→ **Problem requirements**
Your task is to copy the listing exactly, with the pictures left out.

>> START Dataset section

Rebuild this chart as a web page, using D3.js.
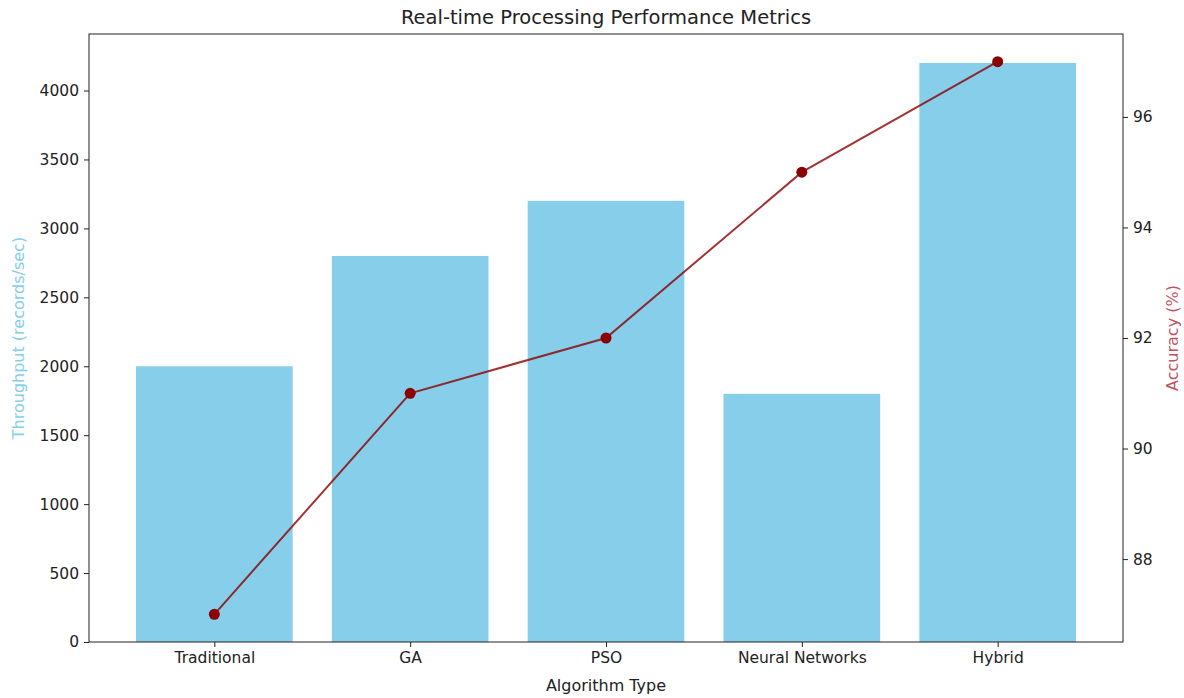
<!DOCTYPE html>
<html><head><meta charset="utf-8">
<script src="https://cdn.jsdelivr.net/npm/d3@7"></script>
<style>body{margin:0;background:#fff}text{font-family:"DejaVu Sans",sans-serif}</style>
</head><body><svg id="c" width="1184" height="698"></svg>
<script>
const categories = ["Traditional","GA","PSO","Neural Networks","Hybrid"];
const throughput = [2000,2800,3200,1800,4200];
const accuracy = [87,91,92,95,97];
const leftTicks = [0,500,1000,1500,2000,2500,3000,3500,4000];
const rightTicks = [88,90,92,94,96];

const svg = d3.select("#c");
const L=89, R=1123, T=34, B=642;
const x = d3.scaleLinear().domain([-0.64,4.64]).range([L,R]);
const yL = d3.scaleLinear().domain([0,4410]).range([B,T]);
const yR = d3.scaleLinear().domain([86.5,97.5]).range([B,T]);

svg.selectAll("rect.bar").data(throughput).join("rect").attr("class","bar")
  .attr("x",(d,i)=>x(i-0.4)).attr("width",x(0.8)-x(0))
  .attr("y",d=>yL(d)).attr("height",d=>B-yL(d)).attr("fill","#87CEEB");

const line = d3.line().x((d,i)=>x(i)).y(d=>yR(d));
svg.append("path").datum(accuracy).attr("d",line).attr("fill","none")
  .attr("stroke","#8B0000").attr("stroke-opacity",0.8).attr("stroke-width",2);
svg.selectAll("circle").data(accuracy).join("circle")
  .attr("cx",(d,i)=>x(i)).attr("cy",d=>yR(d)).attr("r",5.5).attr("fill","#8B0000");

const fs = 15.5;
const ax = svg.append("g").attr("transform",`translate(0,${B})`)
  .call(d3.axisBottom(x).tickValues(d3.range(categories.length)).tickFormat(i=>categories[i]).tickSizeOuter(0).tickSize(5).tickPadding(5));
const al = svg.append("g").attr("transform",`translate(${L},0)`)
  .call(d3.axisLeft(yL).tickValues(leftTicks).tickFormat(d3.format("d")).tickSizeOuter(0).tickSize(5).tickPadding(5));
const ar = svg.append("g").attr("transform",`translate(${R},0)`)
  .call(d3.axisRight(yR).tickValues(rightTicks).tickFormat(d3.format("d")).tickSizeOuter(0).tickSize(5).tickPadding(5));
[ax,al,ar].forEach(g=>{
  g.select(".domain").remove();
  g.selectAll("text").attr("font-size",fs).attr("fill","#222").attr("font-family","DejaVu Sans");
  g.selectAll("line").attr("stroke","#222");
});
svg.append("rect").attr("x",L).attr("y",T).attr("width",R-L).attr("height",B-T)
  .attr("fill","none").attr("stroke","#222").attr("stroke-width",1);

svg.append("text").attr("x",(L+R)/2).attr("y",24).attr("text-anchor","middle")
  .attr("font-size",19.5).attr("fill","#222").text("Real-time Processing Performance Metrics");
svg.append("text").attr("x",(L+R)/2).attr("y",691).attr("text-anchor","middle")
  .attr("font-size",16).attr("fill","#222").text("Algorithm Type");
svg.append("text").attr("transform",`translate(24,${(T+B)/2}) rotate(-90)`).attr("text-anchor","middle")
  .attr("font-size",16).attr("fill","#87CEEB").text("Throughput (records/sec)");
svg.append("text").attr("transform",`translate(1178,${(T+B)/2}) rotate(-90)`).attr("text-anchor","middle")
  .attr("font-size",16).attr("fill","#B22234").attr("fill-opacity",0.8).text("Accuracy (%)");
</script></body></html>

>> END Dataset section

→ **Final result**
Rebuild this chart as a web page, using D3.js.
<!DOCTYPE html>
<html><head><meta charset="utf-8">
<script src="https://cdn.jsdelivr.net/npm/d3@7"></script>
<style>body{margin:0;background:#fff}text{font-family:"DejaVu Sans",sans-serif}</style>
</head><body><svg id="c" width="1184" height="698"></svg>
<script>
const categories = ["Traditional","GA","PSO","Neural Networks","Hybrid"];
const throughput = [2000,2800,3200,1800,4200];
const accuracy = [87,91,92,95,97];
const leftTicks = [0,500,1000,1500,2000,2500,3000,3500,4000];
const rightTicks = [88,90,92,94,96];

const svg = d3.select("#c");
const L=89, R=1123, T=34, B=642;
const x = d3.scaleLinear().domain([-0.64,4.64]).range([L,R]);
const yL = d3.scaleLinear().domain([0,4410]).range([B,T]);
const yR = d3.scaleLinear().domain([86.5,97.5]).range([B,T]);

svg.selectAll("rect.bar").data(throughput).join("rect").attr("class","bar")
  .attr("x",(d,i)=>x(i-0.4)).attr("width",x(0.8)-x(0))
  .attr("y",d=>yL(d)).attr("height",d=>B-yL(d)).attr("fill","#87CEEB");

const line = d3.line().x((d,i)=>x(i)).y(d=>yR(d));
svg.append("path").datum(accuracy).attr("d",line).attr("fill","none")
  .attr("stroke","#8B0000").attr("stroke-opacity",0.8).attr("stroke-width",2);
svg.selectAll("circle").data(accuracy).join("circle")
  .attr("cx",(d,i)=>x(i)).attr("cy",d=>yR(d)).attr("r",5.5).attr("fill","#8B0000");

const fs = 15.5;
const ax = svg.append("g").attr("transform",`translate(0,${B})`)
  .call(d3.axisBottom(x).tickValues(d3.range(categories.length)).tickFormat(i=>categories[i]).tickSizeOuter(0).tickSize(5).tickPadding(5));
const al = svg.append("g").attr("transform",`translate(${L},0)`)
  .call(d3.axisLeft(yL).tickValues(leftTicks).tickFormat(d3.format("d")).tickSizeOuter(0).tickSize(5).tickPadding(5));
const ar = svg.append("g").attr("transform",`translate(${R},0)`)
  .call(d3.axisRight(yR).tickValues(rightTicks).tickFormat(d3.format("d")).tickSizeOuter(0).tickSize(5).tickPadding(5));
[ax,al,ar].forEach(g=>{
  g.select(".domain").remove();
  g.selectAll("text").attr("font-size",fs).attr("fill","#222").attr("font-family","DejaVu Sans");
  g.selectAll("line").attr("stroke","#222");
});
svg.append("rect").attr("x",L).attr("y",T).attr("width",R-L).attr("height",B-T)
  .attr("fill","none").attr("stroke","#222").attr("stroke-width",1);

svg.append("text").attr("x",(L+R)/2).attr("y",24).attr("text-anchor","middle")
  .attr("font-size",19.5).attr("fill","#222").text("Real-time Processing Performance Metrics");
svg.append("text").attr("x",(L+R)/2).attr("y",691).attr("text-anchor","middle")
  .attr("font-size",16).attr("fill","#222").text("Algorithm Type");
svg.append("text").attr("transform",`translate(24,${(T+B)/2}) rotate(-90)`).attr("text-anchor","middle")
  .attr("font-size",16).attr("fill","#87CEEB").text("Throughput (records/sec)");
svg.append("text").attr("transform",`translate(1178,${(T+B)/2}) rotate(-90)`).attr("text-anchor","middle")
  .attr("font-size",16).attr("fill","#B22234").attr("fill-opacity",0.8).text("Accuracy (%)");
</script></body></html>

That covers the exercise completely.